— START —

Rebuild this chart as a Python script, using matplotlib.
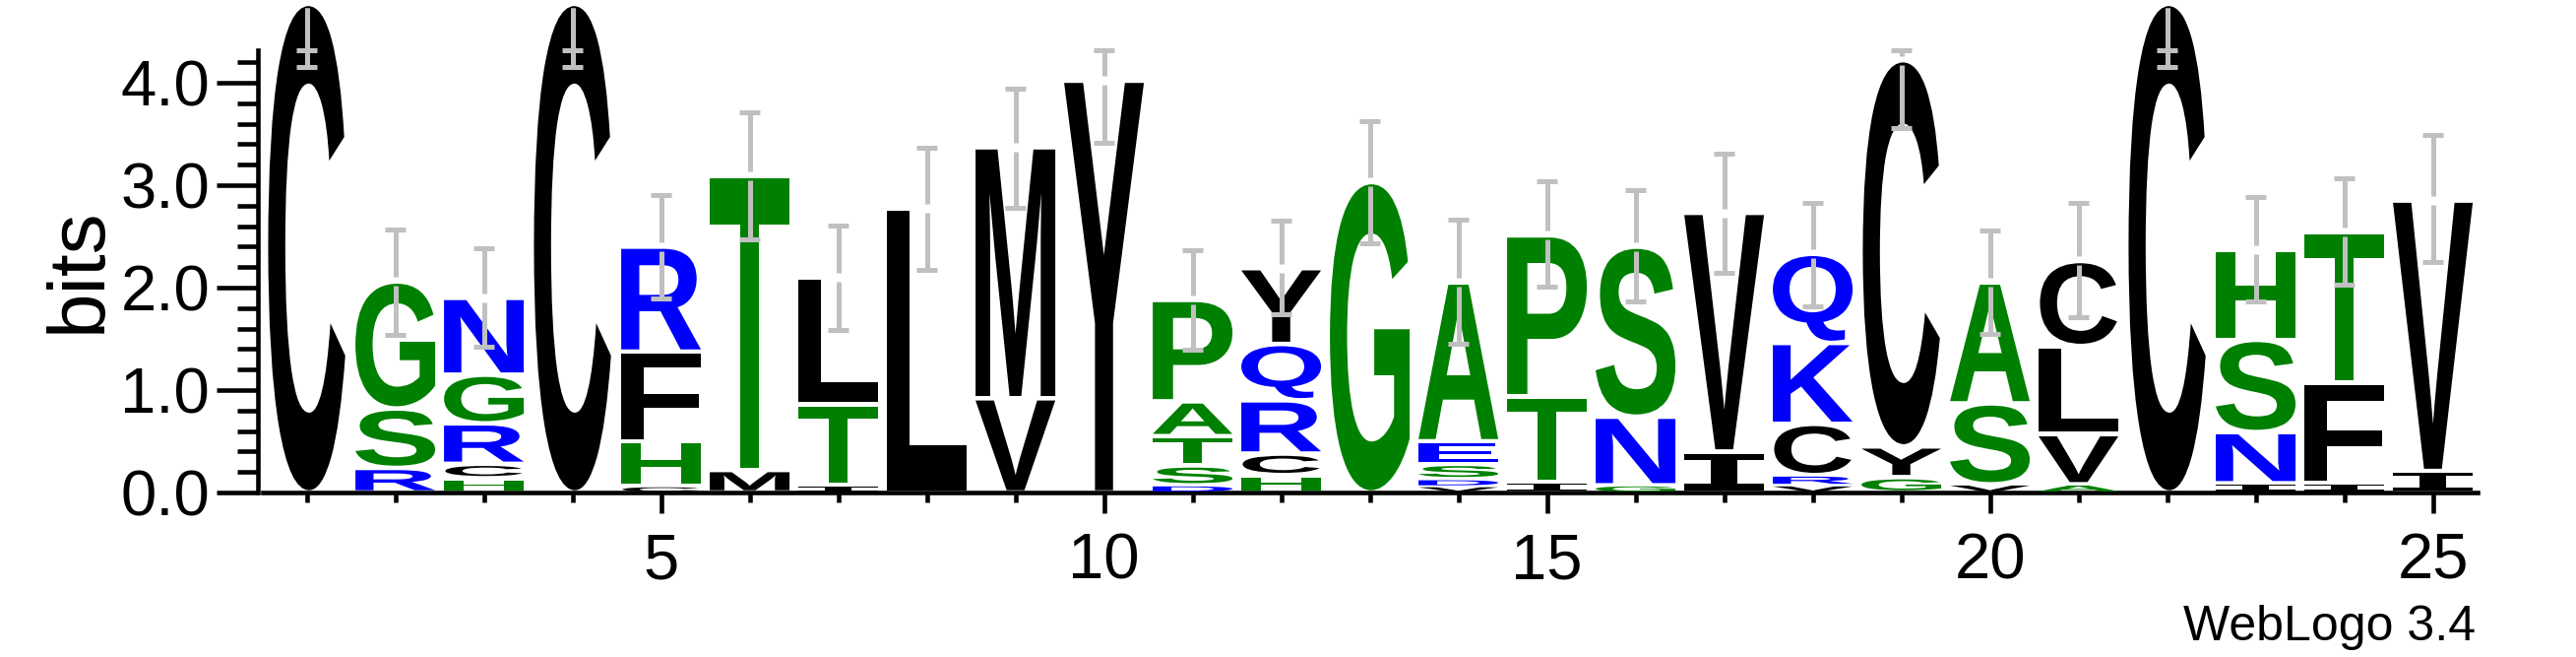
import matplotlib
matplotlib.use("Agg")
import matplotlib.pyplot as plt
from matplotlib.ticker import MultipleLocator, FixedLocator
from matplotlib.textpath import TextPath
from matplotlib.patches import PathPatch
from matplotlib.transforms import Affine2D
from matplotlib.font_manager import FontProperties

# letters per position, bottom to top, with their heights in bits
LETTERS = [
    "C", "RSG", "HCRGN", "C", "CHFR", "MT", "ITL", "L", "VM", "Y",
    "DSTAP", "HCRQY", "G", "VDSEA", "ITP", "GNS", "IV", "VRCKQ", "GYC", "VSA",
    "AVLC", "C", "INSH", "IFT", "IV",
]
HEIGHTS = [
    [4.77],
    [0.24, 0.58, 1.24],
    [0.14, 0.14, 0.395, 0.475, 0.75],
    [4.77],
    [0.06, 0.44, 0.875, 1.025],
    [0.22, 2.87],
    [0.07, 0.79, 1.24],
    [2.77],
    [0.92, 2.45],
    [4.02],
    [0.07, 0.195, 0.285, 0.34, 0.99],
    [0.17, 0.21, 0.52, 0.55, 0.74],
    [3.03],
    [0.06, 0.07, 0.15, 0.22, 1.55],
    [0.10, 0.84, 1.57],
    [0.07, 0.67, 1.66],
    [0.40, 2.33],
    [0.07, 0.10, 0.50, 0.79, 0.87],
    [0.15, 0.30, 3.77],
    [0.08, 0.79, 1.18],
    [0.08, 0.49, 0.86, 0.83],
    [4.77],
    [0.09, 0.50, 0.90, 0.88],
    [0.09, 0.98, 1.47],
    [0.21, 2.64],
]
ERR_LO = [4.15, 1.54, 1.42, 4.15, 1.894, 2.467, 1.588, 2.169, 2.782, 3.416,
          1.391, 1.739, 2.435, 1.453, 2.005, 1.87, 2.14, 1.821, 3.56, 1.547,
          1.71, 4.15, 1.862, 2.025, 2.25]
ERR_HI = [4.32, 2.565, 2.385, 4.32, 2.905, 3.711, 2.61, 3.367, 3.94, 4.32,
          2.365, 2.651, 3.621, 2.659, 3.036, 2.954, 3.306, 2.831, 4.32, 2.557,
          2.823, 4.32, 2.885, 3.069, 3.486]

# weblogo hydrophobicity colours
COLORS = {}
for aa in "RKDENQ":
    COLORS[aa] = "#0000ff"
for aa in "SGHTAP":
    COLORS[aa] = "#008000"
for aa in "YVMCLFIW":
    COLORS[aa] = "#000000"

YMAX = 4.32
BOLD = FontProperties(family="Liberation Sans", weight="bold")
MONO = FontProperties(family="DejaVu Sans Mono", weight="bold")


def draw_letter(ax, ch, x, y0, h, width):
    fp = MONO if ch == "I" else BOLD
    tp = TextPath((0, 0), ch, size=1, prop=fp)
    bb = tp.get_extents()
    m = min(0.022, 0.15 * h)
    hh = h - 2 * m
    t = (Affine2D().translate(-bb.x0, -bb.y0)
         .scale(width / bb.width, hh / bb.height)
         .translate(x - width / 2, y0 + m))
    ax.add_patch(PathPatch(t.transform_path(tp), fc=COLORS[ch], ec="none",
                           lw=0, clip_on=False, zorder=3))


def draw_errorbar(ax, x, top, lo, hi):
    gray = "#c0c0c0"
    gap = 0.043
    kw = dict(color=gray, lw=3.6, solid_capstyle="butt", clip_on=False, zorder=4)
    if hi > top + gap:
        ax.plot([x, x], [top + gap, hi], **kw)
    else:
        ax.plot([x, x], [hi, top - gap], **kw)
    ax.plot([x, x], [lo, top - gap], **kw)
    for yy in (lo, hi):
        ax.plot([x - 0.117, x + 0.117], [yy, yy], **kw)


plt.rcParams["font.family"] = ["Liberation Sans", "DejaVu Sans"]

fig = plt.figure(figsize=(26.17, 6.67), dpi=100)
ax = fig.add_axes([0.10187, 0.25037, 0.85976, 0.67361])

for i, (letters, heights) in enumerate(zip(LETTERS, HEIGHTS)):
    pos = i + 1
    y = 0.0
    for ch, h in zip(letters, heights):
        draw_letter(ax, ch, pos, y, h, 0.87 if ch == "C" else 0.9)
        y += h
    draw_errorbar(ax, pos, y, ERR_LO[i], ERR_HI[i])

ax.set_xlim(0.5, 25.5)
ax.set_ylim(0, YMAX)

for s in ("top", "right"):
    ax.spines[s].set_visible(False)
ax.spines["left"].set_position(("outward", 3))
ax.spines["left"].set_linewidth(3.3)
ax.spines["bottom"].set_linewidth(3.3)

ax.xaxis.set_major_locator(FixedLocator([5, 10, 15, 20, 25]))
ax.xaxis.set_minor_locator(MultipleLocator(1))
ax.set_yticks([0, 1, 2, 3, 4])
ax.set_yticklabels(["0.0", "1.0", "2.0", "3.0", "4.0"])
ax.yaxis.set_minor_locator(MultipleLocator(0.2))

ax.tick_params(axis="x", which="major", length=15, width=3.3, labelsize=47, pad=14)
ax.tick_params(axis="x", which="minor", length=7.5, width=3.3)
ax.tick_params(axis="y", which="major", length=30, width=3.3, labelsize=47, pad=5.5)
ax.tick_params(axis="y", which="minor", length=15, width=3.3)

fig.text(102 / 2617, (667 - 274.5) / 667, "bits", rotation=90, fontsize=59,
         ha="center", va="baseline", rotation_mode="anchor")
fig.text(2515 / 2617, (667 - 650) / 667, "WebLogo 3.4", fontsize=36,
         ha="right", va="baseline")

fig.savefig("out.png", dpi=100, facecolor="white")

— END —

= Given instruction =
Please reproduce the listing exactly from its opening line through the line that contains "from matplotlib.font_manager import", both included, with all pictures omitted.

= Task solution =
Rebuild this chart as a Python script, using matplotlib.
import matplotlib
matplotlib.use("Agg")
import matplotlib.pyplot as plt
from matplotlib.ticker import MultipleLocator, FixedLocator
from matplotlib.textpath import TextPath
from matplotlib.patches import PathPatch
from matplotlib.transforms import Affine2D
from matplotlib.font_manager import FontProperties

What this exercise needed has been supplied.